Tudo isto para dizer que nestas fotografias não há escolha. Não há intenção. Não há ideologia. Não há simplesmente tempo para nada disso. Esta foi a expressão que Jerónimo de Sousa quis ter ou a melhor que conseguiu ter quando se sentou ao lado do Presidente. E foi a melhor pose que Cavaco Silva conseguiu. Um parece que não queria estar ali. O outro parece que não está ali.

A síntese, neste caso, pode ser esta: estes dois homens nada têm a dizer um ao outro. Estão na mesma sala mas a imagem parece uma montagem em Photoshop, uma brincadeira de alguém.

Dos encontros entre estes dois homens diz-se nos bastidores que costumam ser distendidos e afáveis. São de tal modo antagónicas as visões que têm sobre o mundo, que nenhum dos dois se dá ao trabalho de tentar convencer o outro e por isso ambos expõem cordialmente os seus pontos de vista e partilham preocupações comuns. Têm apenas sete anos de diferença, já viram o mundo dar muitas voltas.
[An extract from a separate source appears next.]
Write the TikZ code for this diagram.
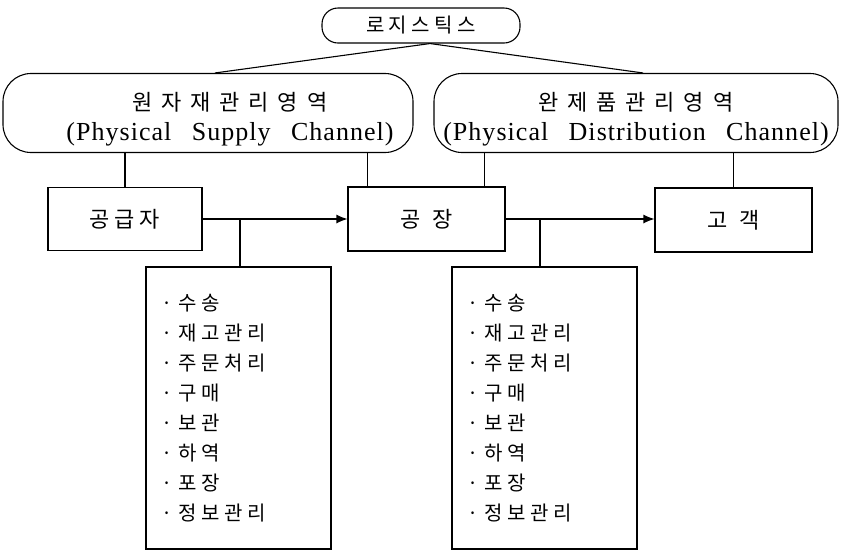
\documentclass[tikz,border=0pt]{standalone}
\usepackage{fontspec}
\setmainfont{Liberation Serif}
\newfontfamily\kr[LetterSpace=22]{Noto Sans CJK KR}
\newfontfamily\krwide[LetterSpace=40]{Noto Sans CJK KR}
\newfontfamily\lat[LetterSpace=4, WordSpace=2.7]{Liberation Serif}
\usepackage{tikz}
\usetikzlibrary{positioning, arrows.meta, calc}

\tikzset{
  area/.style={draw, line width=1.1pt, rounded corners=28pt, align=center,
    font=\fontsize{22}{30}\selectfont},
  unit/.style={draw, line width=1.1pt, font=\kr\fontsize{22}{24}\selectfont},
  tasks/.style={draw, line width=1.1pt, align=left, text width=155pt, inner xsep=14pt,
    minimum width=185pt, minimum height=282pt, font=\kr\fontsize{20}{30}\selectfont},
  link/.style={line width=1.1pt},
}
\newcommand{\areatext}[3]{\rule{0pt}{31pt}\hspace*{#1}{\krwide #2}\\\hspace*{#1}{\lat\fontsize{26}{30}\selectfont #3}}

\begin{document}
\begin{tikzpicture}[x=1pt, y=-1pt, >={Latex[length=11pt,width=9pt]}]
  \useasboundingbox (0,0) rectangle (842,550);
  % top
  \node[unit, rounded corners=16pt, minimum width=198pt, minimum height=35pt, inner sep=0pt,
        font=\kr\fontsize{20}{22}\selectfont] (logis) at (421,25.5) {로지스틱스};
  \node[area, minimum width=410pt, minimum height=79pt] (supply) at (208,113)
    {\areatext{44pt}{원자재관리영역}{(Physical Supply Channel)}};
  \node[area, minimum width=404pt, minimum height=79pt] (distrib) at (636,113)
    {\areatext{0pt}{완제품관리영역}{(Physical Distribution Channel)}};
  \draw[link] ([xshift=9pt]logis.south) -- ([xshift=7pt]supply.north);
  \draw[link] ([xshift=9pt]logis.south) -- ([xshift=7pt]distrib.north);

  % flow
  \node[unit, minimum width=154pt, minimum height=63pt] (supplier) at (125,219) {공급자};
  \node[unit, minimum width=157pt, minimum height=64pt] (factory) at (426.5,219) {공\hspace{12pt}장};
  \node[unit, minimum width=157pt, minimum height=64pt] (customer) at (733.5,220) {고\hspace{12pt}객};
  \draw[link,->] (supplier.east) -- (factory.west);
  \draw[link,->] (factory.east) -- (factory.east -| customer.west);

  \draw[link] (supplier.north) -- (supplier.north |- supply.south);
  \draw[link] ([xshift=20pt]factory.north west) -- ([xshift=20pt]factory.north west |- supply.south);
  \draw[link] ([xshift=-21pt]factory.north east) -- ([xshift=-21pt]factory.north east |- distrib.south);
  \draw[link] (customer.north) -- (customer.north |- distrib.south);

  % lists
  \node[tasks] (supplylist) at (238.5,408)
    {· 수송\\· 재고관리\\· 주문처리\\· 구매\\· 보관\\· 하역\\· 포장\\· 정보관리};
  \node[tasks] (distlist) at (544.5,408)
    {· 수송\\· 재고관리\\· 주문처리\\· 구매\\· 보관\\· 하역\\· 포장\\· 정보관리};
  \draw[link] ([xshift=1.5pt]supplylist.north) -- ([xshift=1.5pt]supplylist.north |- supplier.east);
  \draw[link] ([xshift=-4.5pt]distlist.north) -- ([xshift=-4.5pt]distlist.north |- factory.east);
\end{tikzpicture}
\end{document}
A imagem previsível da semana política portuguesa seria a de António Costa à janela do Teatro Tivoli, em Lisboa. Um Costa confiante que acena para os apoiantes que não conseguiram entrar na sala e ficaram à espera na rua. Nessa imagem, Costa está na fotografia, não há ambivalência alguma. Vamos se calhar vê-la mais vezes no futuro.

Mas a escolha foi para a estranheza do desencontro de Jerónimo e Cavaco. Daqui a uns anos, é da imagem de Costa à janela que nos vamos lembrar. Mas nesta semana é esta que fica.